▶ STATED GOAL: Quote every line below exactly and skip any picture.

▶ SOURCE EXCERPT:

>> BEGIN

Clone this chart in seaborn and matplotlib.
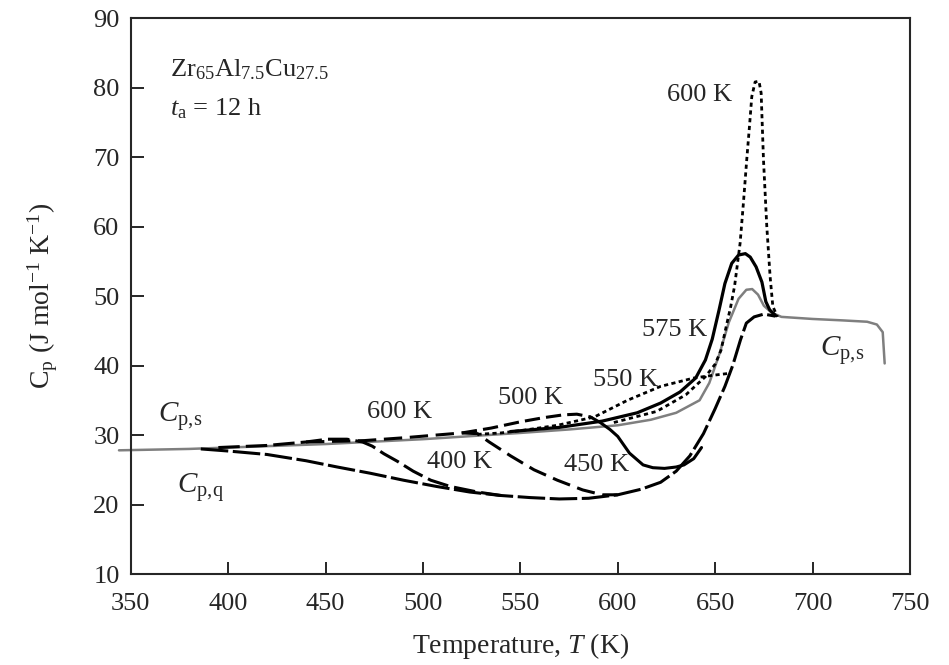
import numpy as np
import pandas as pd
import matplotlib
matplotlib.use("Agg")
import matplotlib.pyplot as plt
import seaborn as sns

# Cp,s (gray reference curve)
cps_T = [344, 380, 400, 450, 500, 550, 575, 600, 617, 630, 642, 647, 652, 657, 662, 666, 669, 672, 675, 679, 684, 700, 715, 728, 733, 736, 737]
cps_C = [27.8, 28.0, 28.2, 28.7, 29.4, 30.3, 30.8, 31.4, 32.2, 33.2, 35.0, 37.5, 41.5, 46.2, 49.6, 50.9, 51.0, 50.2, 48.6, 47.6, 47.0, 46.7, 46.5, 46.3, 45.9, 44.8, 40.3]

# Cp,q (as-quenched)
cpq_T = [386, 400, 420, 440, 456, 473, 490, 507, 524, 540, 555, 570, 585, 600, 612, 622, 630, 637, 644, 650, 655, 659, 663, 666, 670, 675, 681]
cpq_C = [28.0, 27.7, 27.2, 26.3, 25.4, 24.5, 23.5, 22.6, 21.8, 21.3, 21.0, 20.8, 20.9, 21.4, 22.2, 23.2, 24.8, 27.0, 30.2, 33.8, 37.0, 40.0, 43.7, 46.1, 47.0, 47.4, 47.1]

# annealed curves
c400_T = [395, 420, 440, 451, 461, 469, 474, 480, 487, 495, 504, 514, 528, 540]
c400_C = [28.2, 28.5, 29.0, 29.4, 29.4, 29.0, 28.4, 27.3, 26.2, 24.8, 23.5, 22.6, 21.8, 21.3]

c450_T = [440, 470, 490, 507, 520, 528, 534, 545, 557, 569, 582, 592, 600]
c450_C = [29.0, 29.2, 29.6, 30.0, 30.3, 30.2, 29.0, 27.0, 25.0, 23.5, 22.1, 21.4, 21.4]

c500_T = [520, 535, 550, 562, 572, 579, 586, 591, 596, 600, 606, 613, 618, 624, 630, 634, 639, 643]
c500_C = [30.3, 31.0, 31.9, 32.5, 32.9, 33.0, 32.6, 31.8, 30.8, 29.8, 27.4, 25.7, 25.3, 25.2, 25.4, 25.7, 26.6, 28.2]

c550_T = [528, 540, 552, 569, 588, 605, 622, 639, 649, 658]
c550_C = [30.1, 30.3, 30.7, 31.4, 32.6, 35.0, 37.0, 38.2, 38.6, 38.9]

c575_T = [545, 570, 592, 610, 622, 632, 640, 645, 648.5, 652, 655, 658.5, 662, 665.5, 668, 671, 674, 676, 678, 681]
c575_C = [30.5, 31.1, 32.0, 33.2, 34.6, 36.2, 38.2, 40.8, 43.8, 48.0, 51.8, 54.7, 55.9, 56.1, 55.6, 54.2, 52.0, 49.2, 48.0, 47.2]

c600_T = [598, 620, 635, 645, 650, 653, 655.5, 658, 660, 662.8, 664.5, 666.2, 667.6, 668.8, 670.5, 672.5, 673.6, 674.8, 676.5, 678.2, 679.6, 682]
c600_C = [31.8, 33.4, 35.8, 38.4, 40.2, 42.2, 45.4, 48.5, 51.5, 57.6, 63.4, 69.6, 74.4, 78.7, 80.8, 80.9, 79.2, 69.6, 60.0, 52.8, 48.5, 47.0]

# curve labels
label_text = ["600 K", "575 K", "550 K", "500 K", "600 K", "400 K", "450 K"]
label_T = [642, 629, 604, 555, 488, 519, 589]
label_C = [78.9, 45.1, 37.9, 35.3, 33.3, 26.1, 25.7]

sns.set_style("ticks")
plt.rcParams['font.family'] = ['Liberation Serif', 'DejaVu Serif']
plt.rcParams['mathtext.fontset'] = 'custom'
plt.rcParams['mathtext.rm'] = 'Liberation Serif'
plt.rcParams['mathtext.it'] = 'Liberation Serif:italic'
plt.rcParams['mathtext.bf'] = 'Liberation Serif:bold'

fig = plt.figure(figsize=(9.49, 6.65), dpi=100)
ax = fig.add_axes([0.1377, 0.1368, 0.8212, 0.8361])

def draw(T, C, **kw):
    df = pd.DataFrame({"T": T, "Cp": C})
    sns.lineplot(data=df, x="T", y="Cp", ax=ax, sort=False, estimator=None, **kw)

draw(cps_T, cps_C, color="#7f7f7f", linewidth=1.8, clip_on=False)
draw(cpq_T, cpq_C, color="black", linewidth=2.2, linestyle=(0, (9, 1.5)))
draw(c400_T, c400_C, color="black", linewidth=2.2, linestyle=(0, (7, 2)))
draw(c450_T, c450_C, color="black", linewidth=2.2, linestyle=(0, (6, 2.5)))
draw(c500_T[:7], c500_C[:7], color="black", linewidth=2.2, linestyle=(0, (5, 2)))
draw(c500_T[6:], c500_C[6:], color="black", linewidth=2.2)
draw(c550_T, c550_C, color="black", linewidth=2.0, linestyle=(0, (1.5, 1.2)))
draw(c575_T, c575_C, color="black", linewidth=2.3)
draw(c600_T, c600_C, color="black", linewidth=2.0, linestyle=(0, (1.5, 1.3)))

for txt, t, c in zip(label_text, label_T, label_C):
    ax.text(t, c, txt, fontsize=19, ha="center", va="center")

ax.text(364, 32.6, r"$C_{\mathrm{p,\!s}}$", fontsize=21, ha="left", va="center")
ax.text(374, 22.4, r"$C_{\mathrm{p,\!q}}$", fontsize=21, ha="left", va="center")
ax.text(704, 42.2, r"$C_{\mathrm{p,\!s}}$", fontsize=21, ha="left", va="center")

ax.text(370, 82.6, r"Zr$_{65}$Al$_{7.5}$Cu$_{27.5}$", fontsize=19, ha="left", va="center")
ax.text(370, 76.9, r"$t_{\mathrm{a}}$ = 12 h", fontsize=19, ha="left", va="center")

ax.set_xlim(350, 750)
ax.set_ylim(10, 90)
ax.set_xticks(np.arange(350, 751, 50))
ax.set_yticks(np.arange(10, 91, 10))
ax.tick_params(direction="in", length=9, width=1.4, labelsize=19,
               top=False, right=False)
ax.tick_params(axis="x", pad=14)
ax.tick_params(axis="y", pad=8)
for s in ax.spines.values():
    s.set_linewidth(1.5)
    s.set_visible(True)
ax.set_xlabel(r"Temperature, $T$ (K)", fontsize=20, labelpad=11)
ax.set_ylabel(r"$\mathrm{C}_{\mathrm{p}}$ (J mol$^{-1}$ K$^{-1}$)", fontsize=20, labelpad=24)

fig.savefig("out.png", dpi=100)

>> END

▶ EXERCISE SOLUTION:
Clone this chart in seaborn and matplotlib.
import numpy as np
import pandas as pd
import matplotlib
matplotlib.use("Agg")
import matplotlib.pyplot as plt
import seaborn as sns

# Cp,s (gray reference curve)
cps_T = [344, 380, 400, 450, 500, 550, 575, 600, 617, 630, 642, 647, 652, 657, 662, 666, 669, 672, 675, 679, 684, 700, 715, 728, 733, 736, 737]
cps_C = [27.8, 28.0, 28.2, 28.7, 29.4, 30.3, 30.8, 31.4, 32.2, 33.2, 35.0, 37.5, 41.5, 46.2, 49.6, 50.9, 51.0, 50.2, 48.6, 47.6, 47.0, 46.7, 46.5, 46.3, 45.9, 44.8, 40.3]

# Cp,q (as-quenched)
cpq_T = [386, 400, 420, 440, 456, 473, 490, 507, 524, 540, 555, 570, 585, 600, 612, 622, 630, 637, 644, 650, 655, 659, 663, 666, 670, 675, 681]
cpq_C = [28.0, 27.7, 27.2, 26.3, 25.4, 24.5, 23.5, 22.6, 21.8, 21.3, 21.0, 20.8, 20.9, 21.4, 22.2, 23.2, 24.8, 27.0, 30.2, 33.8, 37.0, 40.0, 43.7, 46.1, 47.0, 47.4, 47.1]

# annealed curves
c400_T = [395, 420, 440, 451, 461, 469, 474, 480, 487, 495, 504, 514, 528, 540]
c400_C = [28.2, 28.5, 29.0, 29.4, 29.4, 29.0, 28.4, 27.3, 26.2, 24.8, 23.5, 22.6, 21.8, 21.3]

c450_T = [440, 470, 490, 507, 520, 528, 534, 545, 557, 569, 582, 592, 600]
c450_C = [29.0, 29.2, 29.6, 30.0, 30.3, 30.2, 29.0, 27.0, 25.0, 23.5, 22.1, 21.4, 21.4]

c500_T = [520, 535, 550, 562, 572, 579, 586, 591, 596, 600, 606, 613, 618, 624, 630, 634, 639, 643]
c500_C = [30.3, 31.0, 31.9, 32.5, 32.9, 33.0, 32.6, 31.8, 30.8, 29.8, 27.4, 25.7, 25.3, 25.2, 25.4, 25.7, 26.6, 28.2]

c550_T = [528, 540, 552, 569, 588, 605, 622, 639, 649, 658]
c550_C = [30.1, 30.3, 30.7, 31.4, 32.6, 35.0, 37.0, 38.2, 38.6, 38.9]

c575_T = [545, 570, 592, 610, 622, 632, 640, 645, 648.5, 652, 655, 658.5, 662, 665.5, 668, 671, 674, 676, 678, 681]
c575_C = [30.5, 31.1, 32.0, 33.2, 34.6, 36.2, 38.2, 40.8, 43.8, 48.0, 51.8, 54.7, 55.9, 56.1, 55.6, 54.2, 52.0, 49.2, 48.0, 47.2]

c600_T = [598, 620, 635, 645, 650, 653, 655.5, 658, 660, 662.8, 664.5, 666.2, 667.6, 668.8, 670.5, 672.5, 673.6, 674.8, 676.5, 678.2, 679.6, 682]
c600_C = [31.8, 33.4, 35.8, 38.4, 40.2, 42.2, 45.4, 48.5, 51.5, 57.6, 63.4, 69.6, 74.4, 78.7, 80.8, 80.9, 79.2, 69.6, 60.0, 52.8, 48.5, 47.0]

# curve labels
label_text = ["600 K", "575 K", "550 K", "500 K", "600 K", "400 K", "450 K"]
label_T = [642, 629, 604, 555, 488, 519, 589]
label_C = [78.9, 45.1, 37.9, 35.3, 33.3, 26.1, 25.7]

sns.set_style("ticks")
plt.rcParams['font.family'] = ['Liberation Serif', 'DejaVu Serif']
plt.rcParams['mathtext.fontset'] = 'custom'
plt.rcParams['mathtext.rm'] = 'Liberation Serif'
plt.rcParams['mathtext.it'] = 'Liberation Serif:italic'
plt.rcParams['mathtext.bf'] = 'Liberation Serif:bold'

fig = plt.figure(figsize=(9.49, 6.65), dpi=100)
ax = fig.add_axes([0.1377, 0.1368, 0.8212, 0.8361])

def draw(T, C, **kw):
    df = pd.DataFrame({"T": T, "Cp": C})
    sns.lineplot(data=df, x="T", y="Cp", ax=ax, sort=False, estimator=None, **kw)

draw(cps_T, cps_C, color="#7f7f7f", linewidth=1.8, clip_on=False)
draw(cpq_T, cpq_C, color="black", linewidth=2.2, linestyle=(0, (9, 1.5)))
draw(c400_T, c400_C, color="black", linewidth=2.2, linestyle=(0, (7, 2)))
draw(c450_T, c450_C, color="black", linewidth=2.2, linestyle=(0, (6, 2.5)))
draw(c500_T[:7], c500_C[:7], color="black", linewidth=2.2, linestyle=(0, (5, 2)))
draw(c500_T[6:], c500_C[6:], color="black", linewidth=2.2)
draw(c550_T, c550_C, color="black", linewidth=2.0, linestyle=(0, (1.5, 1.2)))
draw(c575_T, c575_C, color="black", linewidth=2.3)
draw(c600_T, c600_C, color="black", linewidth=2.0, linestyle=(0, (1.5, 1.3)))

for txt, t, c in zip(label_text, label_T, label_C):
    ax.text(t, c, txt, fontsize=19, ha="center", va="center")

ax.text(364, 32.6, r"$C_{\mathrm{p,\!s}}$", fontsize=21, ha="left", va="center")
ax.text(374, 22.4, r"$C_{\mathrm{p,\!q}}$", fontsize=21, ha="left", va="center")
ax.text(704, 42.2, r"$C_{\mathrm{p,\!s}}$", fontsize=21, ha="left", va="center")

ax.text(370, 82.6, r"Zr$_{65}$Al$_{7.5}$Cu$_{27.5}$", fontsize=19, ha="left", va="center")
ax.text(370, 76.9, r"$t_{\mathrm{a}}$ = 12 h", fontsize=19, ha="left", va="center")

ax.set_xlim(350, 750)
ax.set_ylim(10, 90)
ax.set_xticks(np.arange(350, 751, 50))
ax.set_yticks(np.arange(10, 91, 10))
ax.tick_params(direction="in", length=9, width=1.4, labelsize=19,
               top=False, right=False)
ax.tick_params(axis="x", pad=14)
ax.tick_params(axis="y", pad=8)
for s in ax.spines.values():
    s.set_linewidth(1.5)
    s.set_visible(True)
ax.set_xlabel(r"Temperature, $T$ (K)", fontsize=20, labelpad=11)
ax.set_ylabel(r"$\mathrm{C}_{\mathrm{p}}$ (J mol$^{-1}$ K$^{-1}$)", fontsize=20, labelpad=24)

fig.savefig("out.png", dpi=100)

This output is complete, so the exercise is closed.